The wholesale failure of the General Assembly’s last public registration effort is evidenced at § 9.1-923. Supplement to the Sex Offender and Crimes Against Minors Registry established. When originally posted, the list had 5,604 records. With only 5,537 records now, only 67 names have been removed since created by a 2015 law.

The average age of those registrants is over 66 years with their last conviction over 30 years ago. That vindictive legislation created for Rob Buswell punishes numerous citizens, long since in the grave. Virginia State Police “manages” the registry just as required by law, removing information only by court order.

To confirm the ridiculousness of Robby’s Rule, aka Robby’s Revenge, consider supplement registrant Elmer S Baber, born in 1913, convicted on March 28, 1988 at the age of 74. Oh, but he died on May 27, 1996, nearly two decades before the punitive legislation passed with overwhelming bipartisan support. Yet the Commonwealth reaches into the grave to punish and accepts no responsibility for correcting its senseless passage of another ill-conceived law.

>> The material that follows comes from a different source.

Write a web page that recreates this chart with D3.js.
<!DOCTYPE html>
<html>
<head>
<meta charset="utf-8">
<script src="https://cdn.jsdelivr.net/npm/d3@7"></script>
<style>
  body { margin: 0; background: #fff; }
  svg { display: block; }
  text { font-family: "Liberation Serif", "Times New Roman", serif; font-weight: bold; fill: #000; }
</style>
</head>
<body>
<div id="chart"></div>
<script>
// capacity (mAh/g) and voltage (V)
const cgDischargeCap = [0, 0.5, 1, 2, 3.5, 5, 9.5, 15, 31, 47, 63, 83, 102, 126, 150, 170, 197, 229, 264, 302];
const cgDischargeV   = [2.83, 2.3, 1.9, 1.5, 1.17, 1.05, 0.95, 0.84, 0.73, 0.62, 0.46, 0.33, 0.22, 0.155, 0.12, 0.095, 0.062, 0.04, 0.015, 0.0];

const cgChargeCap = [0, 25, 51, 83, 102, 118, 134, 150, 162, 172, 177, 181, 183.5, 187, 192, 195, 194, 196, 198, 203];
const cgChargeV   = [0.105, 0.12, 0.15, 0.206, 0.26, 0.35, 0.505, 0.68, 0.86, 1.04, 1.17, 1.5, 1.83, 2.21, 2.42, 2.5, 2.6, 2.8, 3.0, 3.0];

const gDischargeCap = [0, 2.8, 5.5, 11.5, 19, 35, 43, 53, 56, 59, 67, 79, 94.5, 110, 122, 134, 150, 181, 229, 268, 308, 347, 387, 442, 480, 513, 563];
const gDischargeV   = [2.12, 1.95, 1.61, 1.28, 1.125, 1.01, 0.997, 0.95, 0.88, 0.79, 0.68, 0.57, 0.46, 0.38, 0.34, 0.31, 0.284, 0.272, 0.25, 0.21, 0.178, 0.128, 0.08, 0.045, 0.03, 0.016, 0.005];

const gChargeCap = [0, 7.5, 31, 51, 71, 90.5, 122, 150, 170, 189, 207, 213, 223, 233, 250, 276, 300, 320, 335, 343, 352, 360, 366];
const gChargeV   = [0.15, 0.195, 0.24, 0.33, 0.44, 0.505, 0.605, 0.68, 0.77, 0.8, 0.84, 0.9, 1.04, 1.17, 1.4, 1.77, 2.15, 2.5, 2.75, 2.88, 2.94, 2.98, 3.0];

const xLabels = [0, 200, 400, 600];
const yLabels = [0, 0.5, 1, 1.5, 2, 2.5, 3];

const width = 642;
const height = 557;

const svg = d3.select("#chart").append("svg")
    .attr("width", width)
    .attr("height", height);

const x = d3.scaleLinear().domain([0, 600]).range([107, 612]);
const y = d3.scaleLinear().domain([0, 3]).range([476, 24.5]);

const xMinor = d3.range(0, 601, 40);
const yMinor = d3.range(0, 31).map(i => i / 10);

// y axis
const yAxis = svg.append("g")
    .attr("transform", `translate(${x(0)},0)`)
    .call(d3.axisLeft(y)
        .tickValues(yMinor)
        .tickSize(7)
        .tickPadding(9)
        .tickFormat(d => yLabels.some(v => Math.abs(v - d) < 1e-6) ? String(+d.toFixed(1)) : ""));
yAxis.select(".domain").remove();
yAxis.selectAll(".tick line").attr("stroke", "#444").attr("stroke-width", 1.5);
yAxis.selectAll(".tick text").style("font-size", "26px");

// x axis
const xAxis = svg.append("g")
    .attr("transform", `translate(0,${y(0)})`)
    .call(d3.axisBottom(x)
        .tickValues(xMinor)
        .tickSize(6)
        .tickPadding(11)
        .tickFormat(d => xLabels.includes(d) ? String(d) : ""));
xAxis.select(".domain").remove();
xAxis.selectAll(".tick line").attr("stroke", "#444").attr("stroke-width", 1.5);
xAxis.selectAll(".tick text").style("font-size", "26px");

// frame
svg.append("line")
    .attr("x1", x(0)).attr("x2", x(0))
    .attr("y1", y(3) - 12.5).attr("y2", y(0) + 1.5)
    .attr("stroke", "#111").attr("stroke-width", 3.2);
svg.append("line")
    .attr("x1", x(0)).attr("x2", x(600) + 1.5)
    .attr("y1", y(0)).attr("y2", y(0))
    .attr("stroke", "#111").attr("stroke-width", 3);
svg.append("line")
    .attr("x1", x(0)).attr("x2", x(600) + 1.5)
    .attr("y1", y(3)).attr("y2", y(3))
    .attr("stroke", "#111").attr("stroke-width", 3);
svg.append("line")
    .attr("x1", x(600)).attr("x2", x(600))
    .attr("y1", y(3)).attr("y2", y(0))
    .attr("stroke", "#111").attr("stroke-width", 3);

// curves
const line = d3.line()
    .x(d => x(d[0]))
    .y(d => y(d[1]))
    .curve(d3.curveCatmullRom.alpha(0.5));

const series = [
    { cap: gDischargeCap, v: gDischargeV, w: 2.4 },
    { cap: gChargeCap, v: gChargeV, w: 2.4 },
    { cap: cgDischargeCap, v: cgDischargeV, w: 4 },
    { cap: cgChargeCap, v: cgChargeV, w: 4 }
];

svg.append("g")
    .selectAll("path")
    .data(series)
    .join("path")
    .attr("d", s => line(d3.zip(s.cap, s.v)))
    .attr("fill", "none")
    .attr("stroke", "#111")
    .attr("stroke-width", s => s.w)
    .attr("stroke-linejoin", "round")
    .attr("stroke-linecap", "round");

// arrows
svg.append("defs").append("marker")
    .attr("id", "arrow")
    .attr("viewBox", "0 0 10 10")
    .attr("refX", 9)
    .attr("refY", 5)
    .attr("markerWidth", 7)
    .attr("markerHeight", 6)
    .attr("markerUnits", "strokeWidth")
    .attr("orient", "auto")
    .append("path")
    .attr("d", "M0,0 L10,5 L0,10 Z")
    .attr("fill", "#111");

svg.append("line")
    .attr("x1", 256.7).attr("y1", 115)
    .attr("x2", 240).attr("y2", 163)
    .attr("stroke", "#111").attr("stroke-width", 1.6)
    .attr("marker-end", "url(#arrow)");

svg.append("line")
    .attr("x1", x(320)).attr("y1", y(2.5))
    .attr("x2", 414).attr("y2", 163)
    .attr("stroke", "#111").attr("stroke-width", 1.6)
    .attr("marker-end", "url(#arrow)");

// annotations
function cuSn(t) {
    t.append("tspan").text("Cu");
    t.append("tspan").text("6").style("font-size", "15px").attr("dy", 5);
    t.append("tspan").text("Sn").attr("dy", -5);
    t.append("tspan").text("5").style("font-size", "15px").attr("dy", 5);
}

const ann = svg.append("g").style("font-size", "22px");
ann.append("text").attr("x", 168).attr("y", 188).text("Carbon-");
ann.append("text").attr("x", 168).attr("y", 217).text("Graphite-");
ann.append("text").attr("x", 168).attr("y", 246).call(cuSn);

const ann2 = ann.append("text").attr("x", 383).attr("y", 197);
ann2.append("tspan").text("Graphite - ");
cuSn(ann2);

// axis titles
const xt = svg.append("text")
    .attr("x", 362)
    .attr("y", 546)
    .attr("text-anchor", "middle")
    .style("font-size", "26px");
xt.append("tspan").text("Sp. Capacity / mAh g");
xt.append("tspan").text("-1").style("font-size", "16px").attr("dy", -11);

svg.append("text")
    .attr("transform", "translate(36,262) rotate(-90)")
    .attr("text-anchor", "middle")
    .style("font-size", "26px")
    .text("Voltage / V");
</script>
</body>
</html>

We find that notification may actually increase recidivism. This latter finding, consistent with the idea that notification imposes severe costs that offset the benefits to offenders of forgoing criminal activity, is significant, given that notification’s purpose is recidivism reduction.
https://repository.law.umich.edu/cgi/viewcontent.cgi?article=1079&context=articles

…it is becoming increasingly clear from the growing body of research that registration and community notification laws are not an effective strategy for reducing sexual offenses. In fact, focusing attention and resources on the small number of known, registered sex offenders detracts attention from the more common types of sexual offenses that occur, leaving people vulnerable to sexual abuse and creating a false sense of security.
Furthermore, the results of this and previous studies indicate that sex offender legislation created without empirical research to support its ability (or possible ability) to reduce sexual offending can not only be ineffective and wasteful, but can also have unintended and often negative consequences. For example, community notification and residency restriction laws have been found to make it more difficult for released sex offenders to successfully integrate back into society (Levenson & Cotter, 2005b; Levenson, D’Amora, & Hern, 2007), thereby increasing their risk to re-offend (especially those subject to community notification; Freeman, 2008). Such findings are especially important in light of continuing legislative efforts directed at controlling convicted sex offenders such as the Adam Walsh Child Protection and Safety Act (2006), which lacks empirical research to support its effectiveness for increasing public safety.